No entanto, Maria lamenta os poucos serviços oferecidos no estabelecimento e a falta de informação dos comerciantes na troca do dinheiro.
“Semana passada precisei pagar um boleto no valor de R$ 1 mil, mas não consegui porque o banco só aceita um limite inferior. Também solicitei uma simulação de financiamento e tive o pedido negado pela funcionária, que pediu para procurar uma agência na cidade vizinha. Outro problema é a desinformação de alguns comerciantes que não aceitam trocar o dinheiro, porque os seus fornecedores são pagos na moeda local. Muitas vezes passo semanas guardando real por real para custear uma consulta fora”, explicou Maria Antônia.
A empresária Esperança Oliveira vende passagens de ônibus para São Paulo e Brasília por C$ 200 e C$ 250, respectivamente. Ela recebe dos clientes em cocal, mas precisa repassar o mesmo valor em real para a empresa interestadual.

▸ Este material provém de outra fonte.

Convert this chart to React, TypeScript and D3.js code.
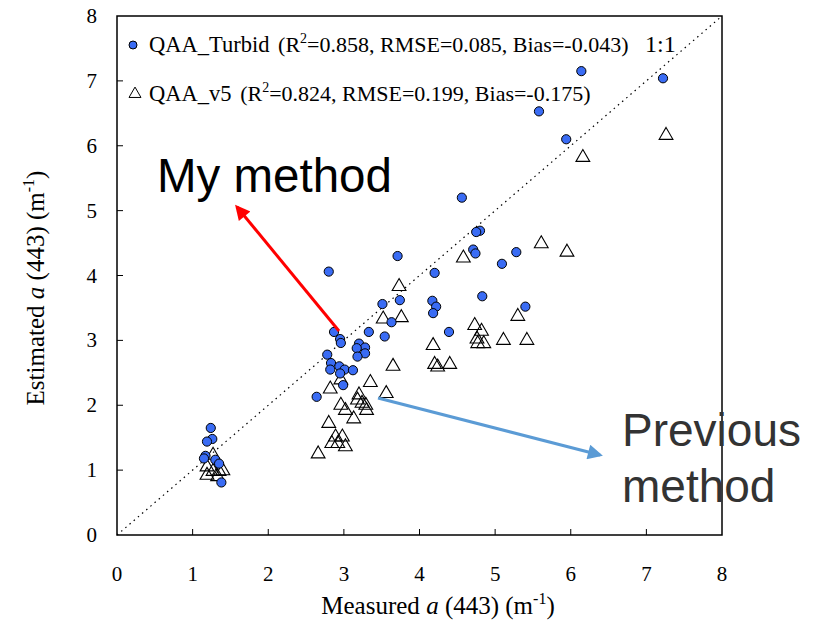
import { useEffect, useRef } from 'react'
import * as d3 from 'd3'

// QAA_Turbid estimates (measured, estimated)
const turbidX = [7.22, 6.14, 5.58, 5.94, 4.56, 4.80, 4.75, 4.71, 4.74, 5.28, 5.09, 4.20, 3.71, 2.80, 3.51, 3.74, 3.63, 4.17, 4.22, 4.18, 4.83, 5.40, 4.39, 2.87, 2.95, 2.96, 3.33, 3.54, 3.20, 3.28, 3.17, 3.28, 3.18, 2.78, 2.83, 2.94, 2.82, 3.01, 3.12, 2.95, 2.99, 2.64, 1.24, 1.26, 1.19, 1.17, 1.15, 1.30, 1.35, 1.38]
const turbidY = [7.04, 7.15, 6.53, 6.10, 5.20, 4.69, 4.67, 4.40, 4.34, 4.36, 4.18, 4.04, 4.30, 4.06, 3.56, 3.62, 3.28, 3.61, 3.52, 3.42, 3.68, 3.52, 3.13, 3.13, 3.02, 2.96, 3.13, 3.06, 2.95, 2.89, 2.88, 2.80, 2.75, 2.78, 2.65, 2.60, 2.55, 2.55, 2.54, 2.49, 2.31, 2.13, 1.65, 1.48, 1.44, 1.22, 1.18, 1.16, 1.10, 0.81]

// QAA_v5 estimates
const v5X = [7.26, 6.16, 5.61, 5.95, 4.58, 3.73, 3.52, 3.76, 5.30, 4.73, 4.82, 4.76, 4.85, 4.77, 5.11, 5.42, 4.18, 4.20, 4.24, 4.40, 3.65, 2.82, 3.35, 3.56, 2.96, 3.20, 3.18, 3.24, 3.29, 3.30, 2.96, 3.02, 3.13, 2.80, 2.89, 2.98, 2.84, 2.92, 3.02, 2.66, 1.19, 1.27, 1.19, 1.27, 1.35, 1.40, 1.33]
const v5Y = [6.16, 5.82, 4.49, 4.36, 4.27, 3.83, 3.33, 3.35, 3.37, 3.23, 3.14, 3.02, 2.95, 2.95, 3.00, 3.00, 2.92, 2.63, 2.59, 2.63, 2.60, 2.25, 2.35, 2.18, 2.39, 2.16, 2.08, 2.03, 2.00, 1.92, 2.00, 1.92, 1.79, 1.72, 1.51, 1.51, 1.41, 1.41, 1.36, 1.25, 1.05, 1.23, 0.92, 0.98, 0.98, 0.99, 0.90]

const ticks = [0, 1, 2, 3, 4, 5, 6, 7, 8]

const W = 817
const H = 622
const serif = '"Liberation Serif", "Times New Roman", serif'
const sans = '"Liberation Sans", Arial, sans-serif'

export default function App() {
  const svgRef = useRef<SVGSVGElement>(null)

  useEffect(() => {
    document.body.style.margin = '0'
    if (!svgRef.current) return
    const svg = d3.select(svgRef.current)
    svg.selectAll('*').remove()

    const left = 117, right = 722, top = 16, bottom = 535
    const x = d3.scaleLinear().domain([0, 8]).range([left, right])
    const y = d3.scaleLinear().domain([0, 8]).range([bottom, top])

    const defs = svg.append('defs')
    const marker = (id: string, color: string) =>
      defs.append('marker')
        .attr('id', id)
        .attr('viewBox', '0 0 10 10')
        .attr('refX', 8).attr('refY', 5)
        .attr('markerWidth', 6).attr('markerHeight', 5)
        .attr('markerUnits', 'strokeWidth')
        .attr('orient', 'auto')
        .append('path')
        .attr('d', 'M0,0 L10,5 L0,10 z')
        .attr('fill', color)
    marker('redHead', '#ff0000')
    marker('blueHead', '#5b9bd5')

    // frame
    svg.append('rect')
      .attr('x', left).attr('y', top)
      .attr('width', right - left).attr('height', bottom - top)
      .attr('fill', 'none').attr('stroke', '#000').attr('stroke-width', 1.5)

    // inside ticks
    svg.append('g').selectAll('line').data(ticks.slice(1, -1)).enter().append('line')
      .attr('x1', d => x(d)).attr('x2', d => x(d))
      .attr('y1', bottom).attr('y2', bottom - 6)
      .attr('stroke', '#000').attr('stroke-width', 1)
    svg.append('g').selectAll('line').data(ticks.slice(1, -1)).enter().append('line')
      .attr('x1', left).attr('x2', left + 6)
      .attr('y1', d => y(d)).attr('y2', d => y(d))
      .attr('stroke', '#000').attr('stroke-width', 1)

    // tick labels
    svg.append('g').selectAll('text').data(ticks).enter().append('text')
      .attr('x', d => x(d)).attr('y', 581)
      .attr('text-anchor', 'middle')
      .attr('font-family', serif).attr('font-size', 21)
      .text(d => d)
    svg.append('g').selectAll('text').data(ticks).enter().append('text')
      .attr('x', 97).attr('y', d => y(d) + 7)
      .attr('text-anchor', 'end')
      .attr('font-family', serif).attr('font-size', 21)
      .text(d => d)

    // axis titles
    const xt = svg.append('text')
      .attr('x', 438).attr('y', 614)
      .attr('text-anchor', 'middle')
      .attr('font-family', serif).attr('font-size', 25)
    xt.append('tspan').text('Measured ')
    xt.append('tspan').attr('font-style', 'italic').text('a')
    xt.append('tspan').text(' (443) (m')
    xt.append('tspan').attr('dy', -10).attr('font-size', 16).text('-1')
    xt.append('tspan').attr('dy', 10).text(')')

    const yt = svg.append('text')
      .attr('transform', 'translate(44,288) rotate(-90)')
      .attr('text-anchor', 'middle')
      .attr('font-family', serif).attr('font-size', 25)
    yt.append('tspan').text('Estimated ')
    yt.append('tspan').attr('font-style', 'italic').text('a')
    yt.append('tspan').text(' (443) (m')
    yt.append('tspan').attr('dy', -10).attr('font-size', 16).text('-1')
    yt.append('tspan').attr('dy', 10).text(')')

    // 1:1 line
    svg.append('line')
      .attr('x1', x(0)).attr('y1', y(0)).attr('x2', x(8)).attr('y2', y(8))
      .attr('stroke', '#000').attr('stroke-width', 1.2)
      .attr('stroke-dasharray', '1.5,4')
    svg.append('text')
      .attr('x', 645).attr('y', 52)
      .attr('font-family', serif).attr('font-size', 24)
      .text('1:1')

    // QAA_v5 triangles
    const tri = d3.symbol().type(d3.symbolTriangle).size(82)
    svg.append('g').selectAll('path').data(v5X).enter().append('path')
      .attr('d', tri)
      .attr('transform', (d, i) => `translate(${x(d)},${y(v5Y[i])})`)
      .attr('fill', 'none').attr('stroke', '#000').attr('stroke-width', 1.1)

    // QAA_Turbid circles
    svg.append('g').selectAll('circle').data(turbidX).enter().append('circle')
      .attr('cx', d => x(d)).attr('cy', (d, i) => y(turbidY[i]))
      .attr('r', 4.6)
      .attr('fill', '#3a6cf4').attr('stroke', '#000').attr('stroke-width', 1)

    // legend
    const legend = [
      { label: 'QAA_Turbid', stats: ['(R', '=0.858, RMSE=0.085, Bias=-0.043)'], yy: 52 },
      { label: 'QAA_v5', stats: ['(R', '=0.824, RMSE=0.199, Bias=-0.175)'], yy: 101 },
    ]
    svg.append('circle').attr('cx', 133).attr('cy', 45).attr('r', 4)
      .attr('fill', '#3a6cf4').attr('stroke', '#000').attr('stroke-width', 1)
    svg.append('path')
      .attr('d', d3.symbol().type(d3.symbolTriangle).size(62)())
      .attr('transform', 'translate(135,94)')
      .attr('fill', 'none').attr('stroke', '#000').attr('stroke-width', 1)
    legend.forEach(l => {
      const t = svg.append('text')
        .attr('x', 149).attr('y', l.yy)
        .attr('font-family', serif)
      t.append('tspan').attr('font-size', 22.5).text(l.label + ' ')
      t.append('tspan').attr('font-size', 22).attr('dx', 3).text(l.stats[0])
      t.append('tspan').attr('font-size', 14).attr('dy', -9).text('2')
      t.append('tspan').attr('font-size', 22).attr('dy', 9).text(l.stats[1])
    })

    // annotations
    svg.append('line')
      .attr('x1', 339).attr('y1', 331).attr('x2', 237).attr('y2', 207)
      .attr('stroke', '#ff0000').attr('stroke-width', 3)
      .attr('marker-end', 'url(#redHead)')
    svg.append('text')
      .attr('x', 157).attr('y', 192)
      .attr('font-family', sans).attr('font-size', 47.5)
      .attr('fill', '#000')
      .text('My method')

    svg.append('line')
      .attr('x1', 378).attr('y1', 398).attr('x2', 600).attr('y2', 455)
      .attr('stroke', '#5b9bd5').attr('stroke-width', 3)
      .attr('marker-end', 'url(#blueHead)')
    const pm = svg.append('text')
      .attr('font-family', sans).attr('font-size', 46)
      .attr('fill', '#333')
    pm.append('tspan').attr('x', 622).attr('y', 446).text('Previous')
    pm.append('tspan').attr('x', 622).attr('y', 502).text('method')
  }, [])

  return <svg ref={svgRef} width={W} height={H} style={{ display: 'block', background: '#fff' }} />
}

“Às vezes é difícil trocar o dinheiro porque falta moeda nacional no banco. Então o que recebo em cocal gasto na própria cidade e guardo o real para pagar as empresas de ônibus”, revelou.
População segura
O ex-professor Lourival de Freitas, de 70 anos, acredita que a crise afetou apenas uma parte da população da cidade. Ele recebe o valor da aposentadoria em real, mas confessa que prefere utilizar o cocal por ter mais segurança.
“Pelo real está ruim, mas pelo cocal não. A crise que aperta aqui é o valor da água e energia. Com a situação financeira do país, o dinheiro ficou mais na cidade e os moradores de São João do Arraial passaram a utilizar mais o cocal. Outro bom motivo para o seu uso é que ninguém tenta roubar o banco daqui, porque a moeda só circula dentro do município. Eu mesmo ando mais com o cocal, porque se eu tiver ele no bolso não serei roubado”, declarou.
O aposentado lembrou que no início da criação do cocal os moradores tinham medo porque pensavam que a moeda iria desvalorizar diante do real, mas hoje tem o mesmo valor e todo o comércio da cidade aceita a moeda.